After initially ordering a full season, NBC has decided to pull the plug on Knight Rider with four shows to go. I blame the collapse of the auto industry. Because there’s no way anyone with the right number of chromosomes could’ve possibly seen five seconds of that godawful show and decided people wanted more unless Ford was footing the bill. The closest comparison for it I can think of is a bad infomercial, which isn’t quite fair. I’d much rather watch someone clean up grandma’s drool with a Sham-Wow than watch this tool act continually surprised. This was so bad it made the David Hasshoff version look good. It was so bad it made the product placement in Transformers seem tasteful. It was… worse than Viva Laughlin.
Also: where the hell was this scene supposed to have taken place? Did they not even bother to cover the f-cking black background of the stage? Makes sense, I guess. “Oops, a guy with a boom mike wandered into the shot on that last take.” “Meh, print it, it’s almost lunch.”
NBC’s Knight Rider TV movie was up there with croc sandals, the Holocaust, and Viva Laughlin in terms of things so bad you can scarcely believe they’re real. But that didn’t stop NBC from moving forward with a complete series, because they’re evil and/or retarded.
Knight Rider has been given an episodic order and has been mentioned as a contender for a Friday night timeslot.
But it’s important to balance any guesses about NBC’s new sked with one important caveat: Even Peacock insiders say what will be revealed this week will be written in pencil. Execs have made it clear they’ll reserve the right to make changes in order to react to competitors’ moves or if promising scripts or pilots take a wrong creative turn.
Considering the decision, I’m surprised it won’t be written in crayon, or safety pencil, or alphabet soup. I guess bottom line, expect misspellings.

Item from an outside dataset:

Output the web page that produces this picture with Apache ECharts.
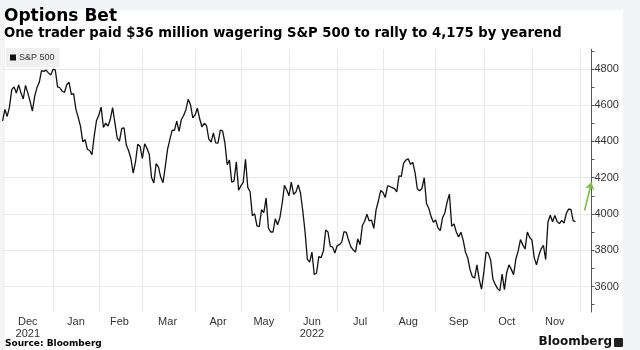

"We’re selling advertisers platforms as opposed to specific shows," said NBC Entertainment co-chairman Marc Graboff. What’s important is not that, say, "Knight Rider" airs Fridays at 9 but that the Peacock delivers some sort of action-drama in that timeslot. "Advertisers don’t care as much about a specific show as opposed to ‘Am I getting the kinds of eyeballs I paid for?’" Graboff added.
They’re obviously after the kind of eyeballs with nothing behind them. Anyway, read the rest of the source article if you like being depressed. I haven’t finished it myself, but any second now I get the feeling Graboff’s going to bite the head off a live puppy and then cackle maniacally.